Once your have found that you are experiencing labor contractions and not Braxton Hicks, you have started the second half of the first stage of labor. This part of labor is pretty much a waiting game before you need to go to the hospital. Only 5% of women actually have their water (amniotic sac) break on its own so don't be concerned about having your water break in public even though most t.v. shows and movies have their pregnant character's water break outside of the hospital. Unfortunately Hollywood only has limited on their movies and t.v. shows so they show the shortest form of labor which is the least likely to happen to most women.

The best thing you can do once contractions start is to stay on your feet and keep moving with 15 minute sitting breaks after every hour of standing and moving around. The main reason to keep moving is to promote more dilation and gravity helps baby move into the birth canal. The way I can best describe the birth canal is a long tunnel baby has to work hard to slowly move his/her way through in order to be born. From the time you start contractions your baby is just starting the journey hopefully face first into the birth canal and the journey is a long one which takes many hours.

The main reason why you need to move around once you start contractions is because not moving around and just sitting down most of the time can actually stop contractions in a lot of women or prolong labor. I found this information out from the ER staff when with my first pregnancy I sat on the couch most of the time and they asked what I had done all day. One occasion when its ok to stop walking but stay standing and relax is during a contraction when they start to become strong which is a few hours before the contractions get closer to 6 minutes apart. When contractions start they are usually just a little uncomfortable and as the hours go by they get a little stronger each hour until they become closer apart which is when they become stronger with each contraction. Even though at some point in time during the first stage of labor you may feel like you want to push. I assure you as my OB has told me, pushing at any time during the first stage of labor without being instructed to by a nurse or your OB won't accomplish anything, it will only tire you out, it may stress baby and cause a lot of problems.

If your partner is not with you once the contractions have started give him/her a call. If he/she is at work, even though the time you need to go to the hospital maybe hours away, I strongly advise your partner come home. Your partner is a great source of help and encouragement during this process and its always good to have your partner there with you incase you need to leave for the ER if your water breaks or if you start bleeding (more than just spotting). If your partner is your husband, boyfriend or a family member there should be no concerns that he/she will not be allowed to leave from work or have any job related difficulties because of the leave. By law under the Family Leave Act if a husband or family member if husband is not available, is assisting you in labor and delivery then by the act he/she will be allowed to leave as soon as possible without any risk of being fired or being docked in pay. What my husband ended up doing with both my pregnancies is making sure he had at least 3-5 vacation or sick days and he went back to work the day after I brought baby home which is 2 days after delivery. If your partner or husband does not have any sick or vacation days I'm positive by Family Leave Act he/she is allowed at least two days of vacation for labor and delivery.
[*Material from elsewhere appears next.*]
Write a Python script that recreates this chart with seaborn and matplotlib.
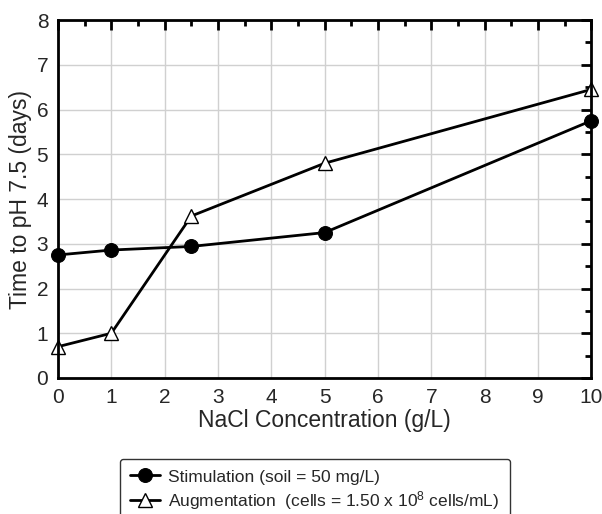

If you are planning a hospital delivery and you don't wish to stay at home it is safe to go to a local mall and walk or do some last minute baby shopping as long as you are no more than 30 minutes away from the hospital you'll be delivering at and you will also need to bring everything you need for the hospital. Just make sure while you are away from home you are counting and writing down contractions so you'll know when to head for the ER. Also make sure you are not alone and your partner or a friend is with you.